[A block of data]
>> Begin
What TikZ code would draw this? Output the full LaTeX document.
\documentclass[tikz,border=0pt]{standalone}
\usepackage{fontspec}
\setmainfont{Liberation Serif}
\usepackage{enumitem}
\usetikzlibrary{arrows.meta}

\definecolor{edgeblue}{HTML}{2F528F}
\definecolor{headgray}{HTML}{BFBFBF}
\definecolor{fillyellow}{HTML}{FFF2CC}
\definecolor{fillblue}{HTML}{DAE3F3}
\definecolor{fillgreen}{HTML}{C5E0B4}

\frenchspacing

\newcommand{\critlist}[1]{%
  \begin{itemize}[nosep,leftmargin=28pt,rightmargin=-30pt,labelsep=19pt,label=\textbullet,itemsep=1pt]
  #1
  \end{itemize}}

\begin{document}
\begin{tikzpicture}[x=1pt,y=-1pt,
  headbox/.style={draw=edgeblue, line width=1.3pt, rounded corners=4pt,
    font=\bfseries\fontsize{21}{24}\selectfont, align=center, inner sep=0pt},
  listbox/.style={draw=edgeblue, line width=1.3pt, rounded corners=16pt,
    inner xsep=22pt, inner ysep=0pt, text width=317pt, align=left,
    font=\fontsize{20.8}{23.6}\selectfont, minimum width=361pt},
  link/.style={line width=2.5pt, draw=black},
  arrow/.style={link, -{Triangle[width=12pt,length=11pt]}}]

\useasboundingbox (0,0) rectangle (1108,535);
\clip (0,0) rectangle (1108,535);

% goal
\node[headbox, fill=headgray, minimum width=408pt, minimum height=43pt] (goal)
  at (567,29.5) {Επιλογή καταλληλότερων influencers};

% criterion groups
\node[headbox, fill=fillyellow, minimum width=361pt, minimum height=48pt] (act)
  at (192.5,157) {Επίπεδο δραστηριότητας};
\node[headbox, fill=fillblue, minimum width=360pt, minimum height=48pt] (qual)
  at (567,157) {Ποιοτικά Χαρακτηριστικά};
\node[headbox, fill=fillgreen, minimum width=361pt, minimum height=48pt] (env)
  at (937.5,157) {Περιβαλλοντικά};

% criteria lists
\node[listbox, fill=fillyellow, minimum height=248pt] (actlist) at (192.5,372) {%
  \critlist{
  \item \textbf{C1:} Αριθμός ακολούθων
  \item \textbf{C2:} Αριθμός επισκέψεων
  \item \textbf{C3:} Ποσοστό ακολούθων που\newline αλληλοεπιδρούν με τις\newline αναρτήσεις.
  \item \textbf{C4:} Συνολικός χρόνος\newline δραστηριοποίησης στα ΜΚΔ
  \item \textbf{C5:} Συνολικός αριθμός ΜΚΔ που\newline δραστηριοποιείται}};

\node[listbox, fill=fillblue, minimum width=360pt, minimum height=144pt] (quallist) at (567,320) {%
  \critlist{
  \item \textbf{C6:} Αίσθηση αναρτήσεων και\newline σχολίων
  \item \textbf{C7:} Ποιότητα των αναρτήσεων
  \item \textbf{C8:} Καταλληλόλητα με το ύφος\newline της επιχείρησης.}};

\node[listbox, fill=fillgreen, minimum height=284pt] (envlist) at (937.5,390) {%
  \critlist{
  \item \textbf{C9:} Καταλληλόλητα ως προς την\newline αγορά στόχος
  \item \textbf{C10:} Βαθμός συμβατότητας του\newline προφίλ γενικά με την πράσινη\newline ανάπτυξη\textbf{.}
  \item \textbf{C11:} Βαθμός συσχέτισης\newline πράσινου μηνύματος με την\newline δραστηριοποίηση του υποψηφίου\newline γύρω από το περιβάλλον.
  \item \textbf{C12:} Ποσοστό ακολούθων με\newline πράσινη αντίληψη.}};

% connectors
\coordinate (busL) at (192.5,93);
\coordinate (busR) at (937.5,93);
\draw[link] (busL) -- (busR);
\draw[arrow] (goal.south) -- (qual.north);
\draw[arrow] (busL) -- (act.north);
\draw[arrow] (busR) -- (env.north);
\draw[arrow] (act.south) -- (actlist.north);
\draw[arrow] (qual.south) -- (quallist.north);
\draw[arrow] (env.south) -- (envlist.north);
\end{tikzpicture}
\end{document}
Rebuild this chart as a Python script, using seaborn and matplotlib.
>> End
▶ _Required task_
Report how many lines of the preceding records include "this". Output the number only.

▶ _Response_
2